Lettre de Mme Martin à son frère Isidore CF 13
23 avril 1865
A la hâte, je te trace deux mots, car je suis incapable d'écrire une longue lettre, j'ai un violent mal de tête et suis en butte à des tracasseries incessantes. De plus, nous avons mon beau‑père qui est presque mourant, je ne pense pas qu'il soit en vie dans quinze jours; il meurt de vieillesse. il a déjà la moitié du corps paralysée (Le capitaine Pierre‑François Martin était alors dans sa quatre-vingt-neuvième année).
Nous avons reçu ta lettre, je ne me souviens pas de tout ce qu'elle contenait. Je sais que tu as réussi dans tes examens, que tu as reçu l'argent que nous t'avons envoyé, que l'oncle et la tante se portent bien, qu'il faut que mon père aille à Paris, ce qu'il ne fera pas. I1 a eu, la semaine dernière, la jambe enflée et a été plusieurs jours sans pouvoir sortir; il va mieux maintenant, mais le membre est encore raide, je crains toujours une attaque de paralysie. Il a vu le médecin qui lui a dit de se mettre à la diète, ce qu'il n'a pas envie de faire, car il a bon appétit. Il a eu chez lui, pendant quelques jours, son neveu, le fils de G. Guérin. C'est un petit « tripotot », qui ressemble plutôt à une femme de ménage qu'à un étudiant...
La petite Léonie se porte bien maintenant, ainsi que les trois autres. Je suis allée voir, il y a quinze jours, celle qui est en nourrice; je ne me souviens pas d'avoir jamais éprouvé un saisissement de bonheur tel qu'au moment où je l'ai prise dans mes bras, et où elle m'a souri si gracieu­sement, que je croyais voir un ange; enfin, c'est inexpri­mable pour moi; je crois que l'on n'a pas vu encore et qu'on ne verra jamais une petite fille aussi charmante. Ma petite Hélène, quand donc aurai‑je le bonheur de la posséder entièrement ? Je ne puis me figurer que j'ai l'honneur d'être la mère d'une créature aussi délicieuse !... Oh ! va, je ne me repens pas de m'être mariée. Si tu avais vu les deux aînées aujourd'hui, comme elles étaient bien toilettées, tout le monde les admirait et on ne pouvait en détourner les yeux.

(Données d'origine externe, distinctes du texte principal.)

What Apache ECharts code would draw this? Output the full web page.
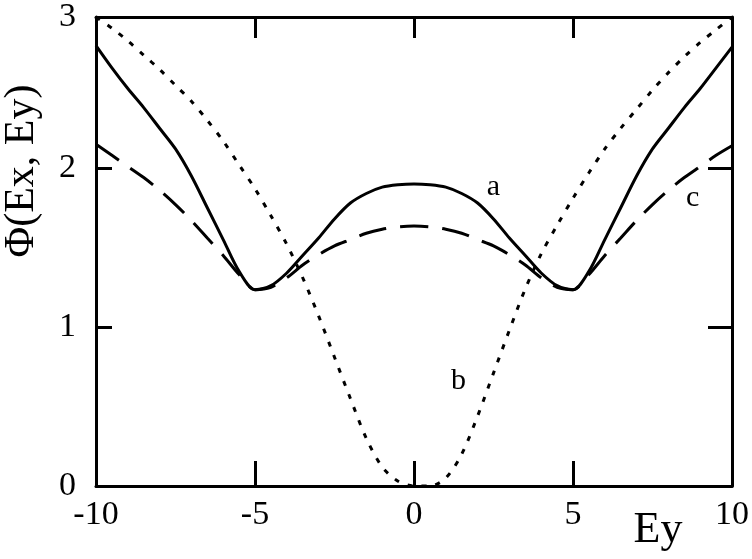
<!DOCTYPE html>
<html>
<head>
<meta charset="utf-8">
<script src="https://cdn.jsdelivr.net/npm/echarts@6/dist/echarts.min.js"></script>
<style>
html,body{margin:0;padding:0;background:#fff;}
#chart{width:752px;height:559px;}
</style>
</head>
<body>
<div id="chart"></div>
<script>
// Ey values (x axis)
var ey = [-10,-9.5,-9,-8.5,-8,-7.5,-7,-6.5,-6,-5.5,-5,-4.5,-4,-3.5,-3,-2.5,-2,-1.5,-1,-0.5,0,
          0.5,1,1.5,2,2.5,3,3.5,4,4.5,5,5.5,6,6.5,7,7.5,8,8.5,9,9.5,10];
// curve a (solid)
var curveA = [2.77,2.63,2.50,2.38,2.25,2.12,1.95,1.75,1.55,1.35,1.235,1.26,1.34,1.45,1.56,1.68,1.78,1.84,1.88,1.895,1.90,
              1.895,1.88,1.84,1.78,1.68,1.56,1.45,1.34,1.26,1.235,1.35,1.55,1.75,1.95,2.12,2.25,2.38,2.50,2.63,2.76];
// curve b (dotted)
var curveB = [2.95,2.88,2.80,2.71,2.62,2.52,2.42,2.30,2.17,2.02,1.87,1.70,1.52,1.31,1.07,0.81,0.55,0.30,0.12,0.03,0,
              0,0.05,0.20,0.44,0.71,0.98,1.24,1.46,1.64,1.81,1.97,2.12,2.25,2.37,2.49,2.60,2.70,2.79,2.87,2.95];
// curve c (dashed)
var curveC = [2.15,2.08,2.01,1.94,1.86,1.77,1.67,1.56,1.45,1.33,1.235,1.25,1.31,1.39,1.455,1.51,1.55,1.59,1.615,1.63,1.635,
              1.63,1.615,1.59,1.55,1.51,1.455,1.39,1.31,1.25,1.235,1.33,1.45,1.56,1.67,1.77,1.86,1.94,2.01,2.08,2.14];
var xTickLabels = {'-10':'-10','-5':'-5','0':'0','5':'5','10':'10'};
var yTickLabels = ['0','1','2','3'];
var curveLabels = [
  {name:'a', coord:[2.5,1.88]},
  {name:'b', coord:[1.4,0.66]},
  {name:'c', coord:[8.76,1.81]}
];

function pairs(ys){ return ey.map(function(x,i){ return [x, ys[i]]; }); }

var serif = 'Liberation Serif';
var chart = echarts.init(document.getElementById('chart'), null, {renderer:'canvas'});
var axisLineStyle = {color:'#000', width:3};
function markLabel(i){
  return {symbol:'circle', symbolSize:0, silent:true,
    label:{show:true, position:'inside', color:'#000', fontFamily:serif, fontSize:30, formatter:'{b}'},
    data:[{name:curveLabels[i].name, coord:curveLabels[i].coord}]};
}
var option = {
  animation:false,
  backgroundColor:'#fff',
  grid:{left:96, right:19, top:11, bottom:73, containLabel:false},
  xAxis:[{
    type:'value', min:-10, max:10, interval:5, position:'bottom',
    axisLine:{onZero:false, lineStyle:axisLineStyle},
    axisTick:{inside:true, length:25, lineStyle:{color:'#000', width:3}},
    splitLine:{show:false},
    axisLabel:{color:'#000', fontFamily:serif, fontSize:34, margin:12,
      formatter:function(v){ return xTickLabels[String(v)]; }}
  },{
    type:'value', min:-10, max:10, interval:5, position:'top',
    axisLine:{onZero:false, lineStyle:axisLineStyle},
    axisTick:{inside:true, length:21, lineStyle:{color:'#000', width:3}},
    splitLine:{show:false}, axisLabel:{show:false}
  }],
  yAxis:[{
    type:'value', min:0, max:2.95, interval:1, position:'left',
    axisLine:{onZero:false, lineStyle:axisLineStyle},
    axisTick:{inside:true, length:16, lineStyle:{color:'#000', width:3}},
    splitLine:{show:false},
    axisLabel:{color:'#000', fontFamily:serif, fontSize:34, margin:20, showMaxLabel:true,
      formatter:function(v){ return yTickLabels[Math.round(v)]; }}
  },{
    type:'value', min:0, max:2.95, interval:1, position:'right',
    axisLine:{onZero:false, lineStyle:axisLineStyle},
    axisTick:{inside:true, length:24, lineStyle:{color:'#000', width:3}},
    splitLine:{show:false}, axisLabel:{show:false}
  }],
  series:[{
    type:'line', name:'a', data:pairs(curveA), smooth:0.3, showSymbol:false,
    lineStyle:{color:'#000', width:3, type:'solid'},
    markPoint:markLabel(0)
  },{
    type:'line', name:'b', data:pairs(curveB), smooth:0.3, showSymbol:false,
    lineStyle:{color:'#000', width:3, type:[5,9]},
    markPoint:markLabel(1)
  },{
    type:'line', name:'c', data:pairs(curveC), smooth:0.3, showSymbol:false,
    lineStyle:{color:'#000', width:3, type:[28,14]},
    markPoint:markLabel(2)
  }],
  graphic:[{
    type:'text', x:22, y:171, rotation:Math.PI/2,
    style:{text:'Φ(Ex, Ey)', fill:'#000', font:'42px "Liberation Serif"', align:'center', verticalAlign:'middle'}
  },{
    type:'text', x:658, y:530,
    style:{text:'Ey', fill:'#000', font:'44px "Liberation Serif"', align:'center', verticalAlign:'middle'}
  }]
};
chart.setOption(option);
</script>
</body>
</html>
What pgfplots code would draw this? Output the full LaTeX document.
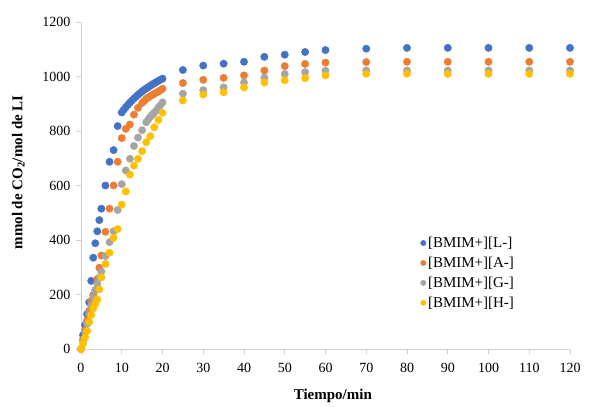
\documentclass[border=0pt]{standalone}
\usepackage{fontspec}
\setmainfont{Liberation Serif}
\usepackage{pgfplots}
\pgfplotsset{compat=1.18}
\definecolor{xblue}{HTML}{4472C4}
\definecolor{xorange}{HTML}{ED7D31}
\definecolor{xgray}{HTML}{A5A5A5}
\definecolor{xyellow}{HTML}{FFC000}
\definecolor{axgray}{HTML}{D0D0D0}

\begin{document}
\begin{tikzpicture}
\begin{axis}[
  width=489pt, height=327pt, scale only axis,
  xmin=0, xmax=120, ymin=0, ymax=1200,
  xtick={0,10,...,120}, ytick={0,200,...,1200},
  axis x line*=bottom, axis y line*=left,
  axis line style={draw=axgray, line width=0.8pt},
  tick style={draw=axgray, line width=0.8pt},
  tick align=outside, major tick length=5pt,
  ticklabel style={font=\fontsize{14}{16}\selectfont},
  xticklabel style={yshift=-6pt},
  yticklabel style={xshift=-2pt},
  /pgf/number format/assume math mode=true,
  /pgf/number format/1000 sep={},
  xlabel={\textbf{Tiempo/min}},
  ylabel={\textbf{mmol de CO\textsubscript{2}/mol de LI}},
  xlabel style={font=\fontsize{15}{17}\selectfont, at={(axis description cs:0.515,-0.112)}, anchor=north},
  ylabel style={font=\fontsize{15}{17}\selectfont, at={(axis description cs:-0.108,0.54)}, anchor=south},
  clip=false,
  every axis plot/.append style={only marks, mark=*, mark size=3.7pt},
  legend style={draw=none, fill=none, at={(axis description cs:0.69,0.355)}, anchor=north west,
    font=\fontsize{15}{17}\selectfont, row sep=4pt, inner sep=2pt},
  legend cell align=left,
  legend image code/.code={\draw[#1,mark size=2.7pt] plot coordinates {(0.12cm,0cm)};},
]
\addplot[color=xblue, mark options={fill=xblue, draw=xblue}] coordinates {
(0,0) (0.5,51) (1,88) (1.5,128) (2,171) (2.5,250) (3,335) (3.5,388) (4,432) (4.5,473)
(5,515) (6,600) (7,687) (8,730) (9,818) (10,868) (10.5,878) (11,887) (11.5,896) (12,904)
(12.5,912) (13,919) (13.5,926) (14,933) (14.5,939) (15,945) (15.5,951) (16,956) (16.5,961)
(17,966) (17.5,971) (18,975) (18.5,980) (19,984) (19.5,988) (20,992)
(25,1024) (30,1040) (35,1047) (40,1054) (45,1072) (50,1080) (55,1090) (60,1097)
(70,1102) (80,1105) (90,1105) (100,1105) (110,1105) (120,1105)};
\addlegendentry{[BMIM+][L-]}
\addplot[color=xorange, mark options={fill=xorange, draw=xorange}] coordinates {
(0,0) (0.5,35) (1,68) (1.5,105) (2,140) (2.5,175) (3,198) (3.5,216) (4,257) (4.5,298)
(5,343) (6,430) (7,515) (8,600) (9,687) (10,774) (11,808) (12,824) (13,860) (14,885)
(15,903) (15.5,910) (16,918) (16.5,923) (17,928) (17.5,932) (18,937) (18.5,941) (19,945)
(19.5,950) (20,955)
(25,976) (30,988) (35,995) (40,1004) (45,1022) (50,1038) (55,1046) (60,1051)
(70,1053) (80,1054) (90,1054) (100,1054) (110,1054) (120,1054)};
\addlegendentry{[BMIM+][A-]}
\addplot[color=xgray, mark options={fill=xgray, draw=xgray}] coordinates {
(0,0) (0.5,30) (1,60) (1.5,92) (2,128) (2.5,160) (3,188) (3.5,215) (4,240) (4.5,262)
(5,284) (6,341) (7,392) (8,432) (9,510) (10,605) (11,655) (12,698) (13,745) (14,776)
(15,803) (16,832) (16.5,842) (17,852) (17.5,860) (18,868) (18.5,875) (19,886) (19.5,895)
(20,905)
(25,937) (30,950) (35,960) (40,978) (45,996) (50,1009) (55,1016) (60,1021)
(70,1022) (80,1022) (90,1022) (100,1022) (110,1022) (120,1022)};
\addlegendentry{[BMIM+][G-]}
\addplot[color=xyellow, mark options={fill=xyellow, draw=xyellow}] coordinates {
(0,0) (0.5,20) (1,42) (1.5,66) (2,100) (2.5,125) (3,149) (3.5,166) (4,182) (4.5,219)
(5,263) (6,312) (7,353) (8,408) (9,440) (10,530) (11,578) (12,640) (13,673) (14,698)
(15,726) (16,759) (17,781) (18,814) (19,841) (20,867)
(25,912) (30,934) (35,942) (40,960) (45,978) (50,986) (55,994) (60,1004)
(70,1010) (80,1010) (90,1010) (100,1010) (110,1010) (120,1010)};
\addlegendentry{[BMIM+][H-]}
\end{axis}
\path (current axis.south west) ++(-81pt,-51pt) rectangle ([shift={(26pt,22pt)}]current axis.north east);
\end{tikzpicture}
\end{document}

Et moi, j'étais là rayonnante, je me disais: « C'est à moi ! J'en ai encore deux autres qui ne sont pas là, une belle et une moins belle que j'aime autant que les autres, mais elle ne me fera pas tant d'honneur. »
Parlons d'autres choses plus sérieuses. Tu sais qu'étant jeune fille, je me suis donné un coup dans la poitrine, à l'angle d'une table. On n'y fit pas alors attention, mais aujour­d'hui, j'ai une glande au sein qui me cause de l'inquiétude, surtout depuis qu'elle me fait un peu souffrir. Cependant, quand j'y touche, elle ne me fait aucun mal, bien que je sente tous les jours et plusieurs fois par jour, des engour­dissements, enfin, je ne saurais pas trop dire quoi, mais ce qu'il y a de certain, c'est qu'elle me fait souffrir.

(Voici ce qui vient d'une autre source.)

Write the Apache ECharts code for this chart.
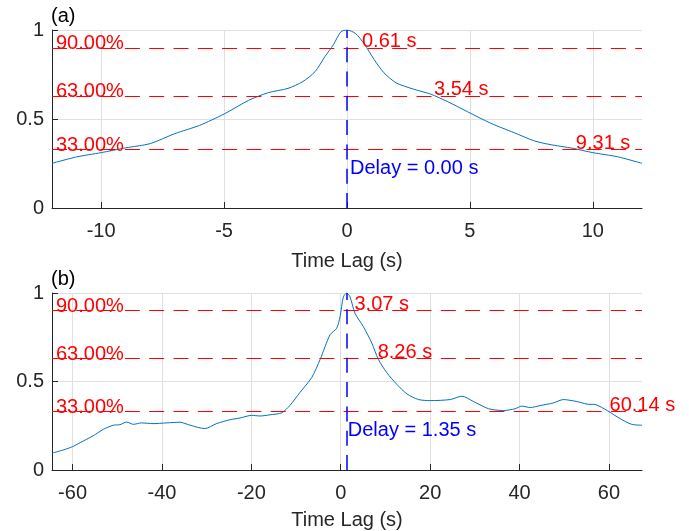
<!DOCTYPE html>
<html><head><meta charset="utf-8">
<script src="https://cdn.jsdelivr.net/npm/echarts@6/dist/echarts.min.js"></script>
<style>html,body{margin:0;padding:0;background:#fff}#c{width:689px;height:531px}</style>
</head><body><div id="c"></div>
<script>
// ---- data ----
const lagA = [-12, -11, -10, -9, -8, -7, -6, -5, -4, -3.2, -2.4, -1.8, -1.3, -0.9, -0.55, -0.25, 0, 0.35, 0.7, 1.1, 1.5, 2.0, 2.7, 3.4, 4.1, 4.9, 5.85, 6.8, 7.6, 8.2, 9.2, 10, 11, 12];
const corrA = [0.251, 0.287, 0.311, 0.338, 0.362, 0.418, 0.464, 0.528, 0.605, 0.648, 0.672, 0.71, 0.766, 0.85, 0.918, 0.99, 1.0, 0.98, 0.922, 0.835, 0.76, 0.703, 0.668, 0.64, 0.597, 0.541, 0.476, 0.423, 0.378, 0.358, 0.335, 0.311, 0.288, 0.251];
const lagB = [-64.6, -62.1, -60, -57.6, -55.4, -53.1, -50.9, -49.4, -47.9, -46.4, -44.6, -42, -39, -36, -33.7, -30.4, -27.8, -24.8, -22.5, -19.9, -18.1, -15.8, -13.2, -11.4, -9.1, -6.5, -4.6, -2.4, -0.9, -0.16, 0.59, 1.35, 2.08, 3.2, 5.06, 6.94, 8.42, 10.3, 12.5, 14.8, 17.4, 20, 24.5, 27.1, 29.7, 33.1, 36.4, 39, 40.5, 42.4, 44.6, 47.6, 49.8, 52.8, 55.1, 56.9, 59.6, 62.5, 65.1, 67.4];
const corrB = [0.095, 0.113, 0.132, 0.164, 0.193, 0.23, 0.253, 0.256, 0.271, 0.258, 0.266, 0.262, 0.266, 0.27, 0.253, 0.234, 0.262, 0.284, 0.294, 0.309, 0.305, 0.312, 0.323, 0.364, 0.439, 0.522, 0.625, 0.764, 0.801, 0.866, 0.978, 1.0, 0.978, 0.885, 0.81, 0.718, 0.625, 0.55, 0.485, 0.43, 0.398, 0.392, 0.398, 0.417, 0.387, 0.346, 0.336, 0.346, 0.361, 0.353, 0.364, 0.379, 0.398, 0.387, 0.372, 0.37, 0.336, 0.29, 0.258, 0.253];
const thresholds = [0.9, 0.63, 0.33];
const crossA = [0.61, 3.54, 9.31];
const crossB = [3.07, 8.26, 60.14];
const delayA = 0.00;
const delayB = 1.35;
const xRangeA = [-12, 12];
const xRangeB = [-64.6, 67.4];
const xTicksA = [-10, -5, 0, 5, 10];
const xTicksB = [-60, -40, -20, 0, 20, 40, 60];
const panelTitles = ['(a)', '(b)'];
const xName = 'Time Lag (s)';

// ---- styles ----
const FONT = '"Liberation Sans", Arial, Helvetica, sans-serif';
const AX = '#262626';
const GRIDC = '#e0e0e0';

function xAxis(idx, range, ticks, gap) {
  return {
    type: 'value', gridIndex: idx, min: range[0], max: range[1],
    name: xName, nameLocation: 'middle', nameGap: gap,
    nameTextStyle: { color: AX, fontSize: 20, fontFamily: FONT },
    axisLine: { show: true, onZero: false, lineStyle: { color: AX, width: 1 } },
    axisTick: { show: true, inside: true, length: 6, customValues: ticks, lineStyle: { color: AX } },
    axisLabel: { customValues: ticks, color: AX, fontSize: 20, fontFamily: FONT, margin: 13 },
    splitLine: { show: true, lineStyle: { color: GRIDC, width: 1 } }
  };
}
function yAxis(idx) {
  return {
    type: 'value', gridIndex: idx, min: 0, max: 1, interval: 0.5,
    axisLine: { show: true, onZero: false, lineStyle: { color: AX, width: 1 } },
    axisTick: { show: true, inside: true, length: 6, lineStyle: { color: AX } },
    axisLabel: { color: AX, fontSize: 20, fontFamily: FONT, margin: 8 },
    splitLine: { show: true, lineStyle: { color: GRIDC, width: 1 } }
  };
}
function panelSeries(idx, lags, vals, range, cross, delay, delayDist) {
  const pts = lags.map((x, i) => [x, vals[i]]);
  const redLine = { color: '#ff0000', width: 1, type: [15, 9.3] };
  const lbl = (extra) => Object.assign({ show: true, position: 'right', color: '#ff0000', opacity: 1, fontSize: 20, fontFamily: FONT }, extra);
  const scat = { type: 'scatter', xAxisIndex: idx, yAxisIndex: idx, symbolSize: 0, silent: true, z: 4, itemStyle: { opacity: 1 } };
  return [
    {
      type: 'line', xAxisIndex: idx, yAxisIndex: idx, data: pts, showSymbol: false,
      smooth: 0.25, lineStyle: { color: '#0072BD', width: 1 }, z: 3,
      markLine: {
        silent: true, symbol: ['none', 'none'], label: { show: false }, animation: false,
        data: thresholds.map(t => ({ yAxis: t, lineStyle: redLine }))
          .concat([{ xAxis: delay, lineStyle: { color: '#0000ff', width: 1.5, type: [15, 9.3] } }])
      }
    },
    Object.assign({}, scat, {
      data: thresholds.map(t => ({ value: [range[0], t], name: (t * 100).toFixed(2) + '%' })),
      label: lbl({ distance: 4, offset: [0, -4], formatter: '{b}' })
    }),
    Object.assign({}, scat, {
      data: cross.map((c, i) => ({ value: [c, thresholds[i]], name: c.toFixed(2) + ' s' })),
      label: lbl({ distance: 0, offset: [0, -6], formatter: '{b}' })
    }),
    Object.assign({}, scat, {
      data: [{ value: [delay, 0.2], name: 'Delay = ' + delay.toFixed(2) + ' s' }],
      label: lbl({ color: '#0000ff', distance: delayDist, offset: [0, -4], formatter: '{b}' })
    })
  ];
}

const chart = echarts.init(document.getElementById('c'), null, { renderer: 'canvas' });
chart.setOption({
  animation: false,
  backgroundColor: '#ffffff',
  title: [
    { text: panelTitles[0], left: 51, top: 6, padding: 0, textStyle: { fontSize: 20, fontWeight: 'normal', color: '#000', fontFamily: FONT } },
    { text: panelTitles[1], left: 51, top: 269, padding: 0, textStyle: { fontSize: 20, fontWeight: 'normal', color: '#000', fontFamily: FONT } }
  ],
  grid: [
    { left: 52, right: 47, top: 30, height: 178, containLabel: false },
    { left: 52, right: 47, top: 293, height: 179, containLabel: false }
  ],
  xAxis: [xAxis(0, xRangeA, xTicksA, 43), xAxis(1, xRangeB, xTicksB, 40)],
  yAxis: [yAxis(0), yAxis(1)],
  series: panelSeries(0, lagA, corrA, xRangeA, crossA, delayA, 3)
    .concat(panelSeries(1, lagB, corrB, xRangeB, crossB, delayB, 1))
});
</script>
</body></html>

Qu'y a‑t‑il à faire à cela ? Je suis assez embarrassée. Ce n'est pas devant une opération que je reculerais, non, j'y suis toute disposée, mais je n'ai qu'une demi‑confiance dans les médecins d'ici. Je voudrais bien profiter de ton séjour à Paris, parce que tu m'aiderais beaucoup dans cette circonstance. Il n'y a qu'une chose qui me retienne, comment fera mon mari pendant ce temps ? Je n'en sais rien, aie donc l'obligeance de me dire le plus tôt possible ce que tu penses à ce sujet.

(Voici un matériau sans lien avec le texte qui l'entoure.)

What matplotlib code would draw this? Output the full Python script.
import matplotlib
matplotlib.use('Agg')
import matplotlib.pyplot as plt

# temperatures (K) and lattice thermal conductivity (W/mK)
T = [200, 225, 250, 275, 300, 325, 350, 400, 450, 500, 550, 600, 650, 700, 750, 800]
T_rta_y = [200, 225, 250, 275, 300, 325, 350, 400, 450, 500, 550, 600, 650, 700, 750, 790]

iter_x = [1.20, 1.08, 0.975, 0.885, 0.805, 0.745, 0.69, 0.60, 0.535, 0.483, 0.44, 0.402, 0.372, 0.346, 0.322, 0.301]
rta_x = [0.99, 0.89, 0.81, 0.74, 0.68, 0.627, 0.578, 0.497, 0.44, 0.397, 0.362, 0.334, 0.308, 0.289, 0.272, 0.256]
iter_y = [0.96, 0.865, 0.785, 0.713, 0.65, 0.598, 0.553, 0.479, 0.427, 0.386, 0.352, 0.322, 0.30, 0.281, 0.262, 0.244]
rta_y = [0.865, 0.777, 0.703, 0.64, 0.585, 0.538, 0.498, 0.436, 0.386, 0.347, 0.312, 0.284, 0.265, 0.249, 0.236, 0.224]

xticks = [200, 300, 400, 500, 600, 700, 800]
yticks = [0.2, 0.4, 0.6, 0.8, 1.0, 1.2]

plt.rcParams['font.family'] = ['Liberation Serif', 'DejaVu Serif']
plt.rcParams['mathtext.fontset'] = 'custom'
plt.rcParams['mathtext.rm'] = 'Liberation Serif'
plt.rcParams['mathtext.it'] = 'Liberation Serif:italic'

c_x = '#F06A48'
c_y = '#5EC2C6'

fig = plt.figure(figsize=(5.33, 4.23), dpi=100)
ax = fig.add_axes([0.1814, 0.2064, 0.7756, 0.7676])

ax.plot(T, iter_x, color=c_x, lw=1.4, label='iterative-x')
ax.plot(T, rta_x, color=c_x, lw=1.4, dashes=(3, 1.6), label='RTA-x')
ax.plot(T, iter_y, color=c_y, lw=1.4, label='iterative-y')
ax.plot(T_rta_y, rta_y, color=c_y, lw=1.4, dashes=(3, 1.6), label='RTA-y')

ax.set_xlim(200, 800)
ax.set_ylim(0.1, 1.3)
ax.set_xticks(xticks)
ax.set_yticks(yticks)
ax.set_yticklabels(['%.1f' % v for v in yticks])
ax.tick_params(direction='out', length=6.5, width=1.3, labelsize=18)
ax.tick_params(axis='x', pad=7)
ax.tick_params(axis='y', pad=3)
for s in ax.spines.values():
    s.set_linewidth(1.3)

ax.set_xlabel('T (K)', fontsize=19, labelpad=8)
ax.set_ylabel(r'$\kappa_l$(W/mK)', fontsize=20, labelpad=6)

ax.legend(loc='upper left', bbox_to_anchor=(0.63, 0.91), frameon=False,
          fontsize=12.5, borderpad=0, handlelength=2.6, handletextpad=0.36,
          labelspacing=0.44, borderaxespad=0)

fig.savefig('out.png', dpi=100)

Louis te fait bien des amitiés et puisque tu ne veux pas poursuivre tes études en vue du doctorat, il te désire une pharmacie comme celle de M. R. (Vital Romet), celle‑là même, si cela se pouvait. Rien autre chose à t'apprendre, mais en voilà déjà assez, moi qui comptais ne t'écrire que deux lignes.